### Task description
Write out every line of the material as it stands, apart from the pictures.

──────── Data ────────

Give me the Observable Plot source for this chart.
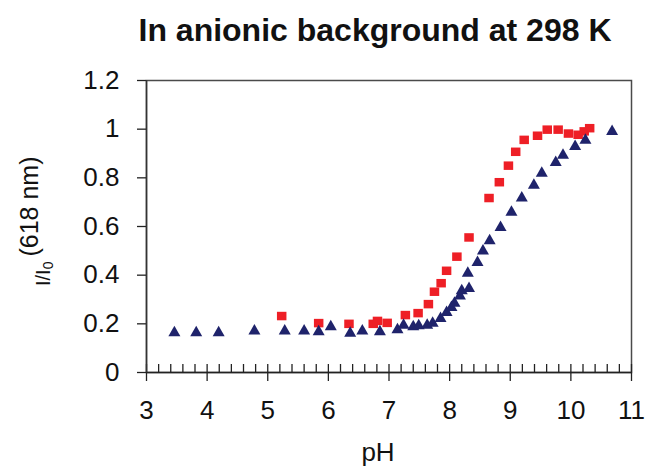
<!DOCTYPE html>
<html>
<head>
<meta charset="utf-8">
<script src="https://cdn.jsdelivr.net/npm/d3@7"></script>
<script src="https://cdn.jsdelivr.net/npm/@observablehq/plot@0.6"></script>
<style>
  html, body { margin: 0; padding: 0; background: white; }
</style>
</head>
<body>
<div id="chart"></div>
<script>
// Triangles (navy series)
const trianglePH = [3.46, 3.82, 4.19, 4.78, 5.28, 5.60, 5.84, 6.04, 6.36, 6.56, 6.85, 7.14, 7.24, 7.40, 7.49, 7.63, 7.72, 7.85, 7.95, 8.03, 8.08, 8.17, 8.20, 8.30, 8.32, 8.46, 8.55, 8.66, 8.84, 9.02, 9.19, 9.39, 9.52, 9.75, 9.87, 10.07, 10.24, 10.68];
const triangleI  = [0.171, 0.171, 0.171, 0.178, 0.178, 0.178, 0.175, 0.195, 0.169, 0.178, 0.175, 0.183, 0.201, 0.195, 0.199, 0.201, 0.210, 0.229, 0.254, 0.274, 0.292, 0.322, 0.343, 0.415, 0.352, 0.459, 0.507, 0.549, 0.603, 0.666, 0.724, 0.777, 0.826, 0.870, 0.900, 0.936, 0.962, 0.998];
// Squares (red series)
const squarePH = [5.23, 5.84, 6.34, 6.74, 6.81, 6.97, 7.27, 7.48, 7.65, 7.75, 7.86, 7.95, 8.12, 8.32, 8.65, 8.82, 8.97, 9.09, 9.23, 9.45, 9.61, 9.79, 9.96, 10.12, 10.22, 10.31];
const squareI  = [0.232, 0.203, 0.200, 0.200, 0.212, 0.204, 0.236, 0.244, 0.281, 0.332, 0.367, 0.418, 0.476, 0.555, 0.717, 0.782, 0.850, 0.907, 0.956, 0.973, 0.998, 0.998, 0.982, 0.977, 0.991, 1.004];

const xTicks = [3, 4, 5, 6, 7, 8, 9, 10, 11];
const yTicks = [0, 0.2, 0.4, 0.6, 0.8, 1, 1.2];
const yTickLabels = ["0", "0.2", "0.4", "0.6", "0.8", "1", "1.2"];
const xMinorTicks = d3.range(0, 41).map(i => 3 + i * 0.2);

const titleText = "In anionic background at 298 K";
const xLabel = "pH";

const navy = "#1f236b";
const red = "#ee1f26";

const triData = trianglePH.map((x, i) => ({x, y: triangleI[i]}));
const sqData = squarePH.map((x, i) => ({x, y: squareI[i]}));

const triangleSym = {
  draw(ctx) {
    const w = 12, h = 10.5;
    ctx.moveTo(0, -h / 2);
    ctx.lineTo(w / 2, h / 2);
    ctx.lineTo(-w / 2, h / 2);
    ctx.closePath();
  }
};
const squareSym = {
  draw(ctx) {
    const w = 9.5, h = 8.5;
    ctx.rect(-w / 2, -h / 2, w, h);
  }
};

const font = "'Liberation Sans', Arial, sans-serif";

const plot = Plot.plot({
  width: 645,
  height: 469,
  marginLeft: 146,
  marginRight: 14,
  marginTop: 80,
  marginBottom: 97,
  style: {fontFamily: font, background: "white", color: "#111"},
  x: {domain: [3, 11]},
  y: {domain: [0, 1.2]},
  marks: [
    Plot.frame({stroke: "#4a4a4a", strokeWidth: 1.5}),
    Plot.tickX(xMinorTicks, {x: d => d, insetTop: 284, stroke: "#222", strokeWidth: 1.3}),
    Plot.axisX({ticks: xTicks, tickSize: 9, tickPadding: 19, fontSize: 26, label: null, stroke: "#222", strokeWidth: 1.3, tickFormat: d => String(d)}),
    Plot.axisY({ticks: yTicks, tickSize: 9, tickPadding: 18, fontSize: 26, label: null, stroke: "#222", strokeWidth: 1.3, tickFormat: (d, i) => yTickLabels[i]}),
    Plot.ruleY([0], {stroke: "#222", strokeWidth: 1.5}),
    Plot.ruleX([3], {stroke: "#333", strokeWidth: 1.5}),
    Plot.dot(sqData, {x: "x", y: "y", symbol: squareSym, fill: red, stroke: "none", r: 5}),
    Plot.dot(triData, {x: "x", y: "y", symbol: triangleSym, fill: navy, stroke: "none", r: 5})
  ]
});

const svg = d3.select(plot);
svg.append("text")
  .attr("x", 375).attr("y", 41)
  .attr("text-anchor", "middle")
  .attr("font-family", font)
  .attr("font-weight", "bold")
  .attr("font-size", 32)
  .attr("fill", "#111")
  .text(titleText);

svg.append("text")
  .attr("x", 378).attr("y", 461)
  .attr("text-anchor", "middle")
  .attr("font-family", font)
  .attr("font-size", 26)
  .attr("fill", "#111")
  .text(xLabel);

const yl = svg.append("text")
  .attr("transform", "translate(50,286) rotate(-90)")
  .attr("text-anchor", "start")
  .attr("font-family", font)
  .attr("fill", "#111");
yl.append("tspan").attr("font-size", 20).text("I/I");
yl.append("tspan").attr("font-size", 14).attr("dy", 3).text("0");
yl.append("tspan").attr("font-size", 25).attr("dx", 5).attr("dy", -15).text("(618 nm)");

document.getElementById("chart").appendChild(plot);
</script>
</body>
</html>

────────

### Worked answer
Give me the Observable Plot source for this chart.
<!DOCTYPE html>
<html>
<head>
<meta charset="utf-8">
<script src="https://cdn.jsdelivr.net/npm/d3@7"></script>
<script src="https://cdn.jsdelivr.net/npm/@observablehq/plot@0.6"></script>
<style>
  html, body { margin: 0; padding: 0; background: white; }
</style>
</head>
<body>
<div id="chart"></div>
<script>
// Triangles (navy series)
const trianglePH = [3.46, 3.82, 4.19, 4.78, 5.28, 5.60, 5.84, 6.04, 6.36, 6.56, 6.85, 7.14, 7.24, 7.40, 7.49, 7.63, 7.72, 7.85, 7.95, 8.03, 8.08, 8.17, 8.20, 8.30, 8.32, 8.46, 8.55, 8.66, 8.84, 9.02, 9.19, 9.39, 9.52, 9.75, 9.87, 10.07, 10.24, 10.68];
const triangleI  = [0.171, 0.171, 0.171, 0.178, 0.178, 0.178, 0.175, 0.195, 0.169, 0.178, 0.175, 0.183, 0.201, 0.195, 0.199, 0.201, 0.210, 0.229, 0.254, 0.274, 0.292, 0.322, 0.343, 0.415, 0.352, 0.459, 0.507, 0.549, 0.603, 0.666, 0.724, 0.777, 0.826, 0.870, 0.900, 0.936, 0.962, 0.998];
// Squares (red series)
const squarePH = [5.23, 5.84, 6.34, 6.74, 6.81, 6.97, 7.27, 7.48, 7.65, 7.75, 7.86, 7.95, 8.12, 8.32, 8.65, 8.82, 8.97, 9.09, 9.23, 9.45, 9.61, 9.79, 9.96, 10.12, 10.22, 10.31];
const squareI  = [0.232, 0.203, 0.200, 0.200, 0.212, 0.204, 0.236, 0.244, 0.281, 0.332, 0.367, 0.418, 0.476, 0.555, 0.717, 0.782, 0.850, 0.907, 0.956, 0.973, 0.998, 0.998, 0.982, 0.977, 0.991, 1.004];

const xTicks = [3, 4, 5, 6, 7, 8, 9, 10, 11];
const yTicks = [0, 0.2, 0.4, 0.6, 0.8, 1, 1.2];
const yTickLabels = ["0", "0.2", "0.4", "0.6", "0.8", "1", "1.2"];
const xMinorTicks = d3.range(0, 41).map(i => 3 + i * 0.2);

const titleText = "In anionic background at 298 K";
const xLabel = "pH";

const navy = "#1f236b";
const red = "#ee1f26";

const triData = trianglePH.map((x, i) => ({x, y: triangleI[i]}));
const sqData = squarePH.map((x, i) => ({x, y: squareI[i]}));

const triangleSym = {
  draw(ctx) {
    const w = 12, h = 10.5;
    ctx.moveTo(0, -h / 2);
    ctx.lineTo(w / 2, h / 2);
    ctx.lineTo(-w / 2, h / 2);
    ctx.closePath();
  }
};
const squareSym = {
  draw(ctx) {
    const w = 9.5, h = 8.5;
    ctx.rect(-w / 2, -h / 2, w, h);
  }
};

const font = "'Liberation Sans', Arial, sans-serif";

const plot = Plot.plot({
  width: 645,
  height: 469,
  marginLeft: 146,
  marginRight: 14,
  marginTop: 80,
  marginBottom: 97,
  style: {fontFamily: font, background: "white", color: "#111"},
  x: {domain: [3, 11]},
  y: {domain: [0, 1.2]},
  marks: [
    Plot.frame({stroke: "#4a4a4a", strokeWidth: 1.5}),
    Plot.tickX(xMinorTicks, {x: d => d, insetTop: 284, stroke: "#222", strokeWidth: 1.3}),
    Plot.axisX({ticks: xTicks, tickSize: 9, tickPadding: 19, fontSize: 26, label: null, stroke: "#222", strokeWidth: 1.3, tickFormat: d => String(d)}),
    Plot.axisY({ticks: yTicks, tickSize: 9, tickPadding: 18, fontSize: 26, label: null, stroke: "#222", strokeWidth: 1.3, tickFormat: (d, i) => yTickLabels[i]}),
    Plot.ruleY([0], {stroke: "#222", strokeWidth: 1.5}),
    Plot.ruleX([3], {stroke: "#333", strokeWidth: 1.5}),
    Plot.dot(sqData, {x: "x", y: "y", symbol: squareSym, fill: red, stroke: "none", r: 5}),
    Plot.dot(triData, {x: "x", y: "y", symbol: triangleSym, fill: navy, stroke: "none", r: 5})
  ]
});

const svg = d3.select(plot);
svg.append("text")
  .attr("x", 375).attr("y", 41)
  .attr("text-anchor", "middle")
  .attr("font-family", font)
  .attr("font-weight", "bold")
  .attr("font-size", 32)
  .attr("fill", "#111")
  .text(titleText);

svg.append("text")
  .attr("x", 378).attr("y", 461)
  .attr("text-anchor", "middle")
  .attr("font-family", font)
  .attr("font-size", 26)
  .attr("fill", "#111")
  .text(xLabel);

const yl = svg.append("text")
  .attr("transform", "translate(50,286) rotate(-90)")
  .attr("text-anchor", "start")
  .attr("font-family", font)
  .attr("fill", "#111");
yl.append("tspan").attr("font-size", 20).text("I/I");
yl.append("tspan").attr("font-size", 14).attr("dy", 3).text("0");
yl.append("tspan").attr("font-size", 25).attr("dx", 5).attr("dy", -15).text("(618 nm)");

document.getElementById("chart").appendChild(plot);
</script>
</body>
</html>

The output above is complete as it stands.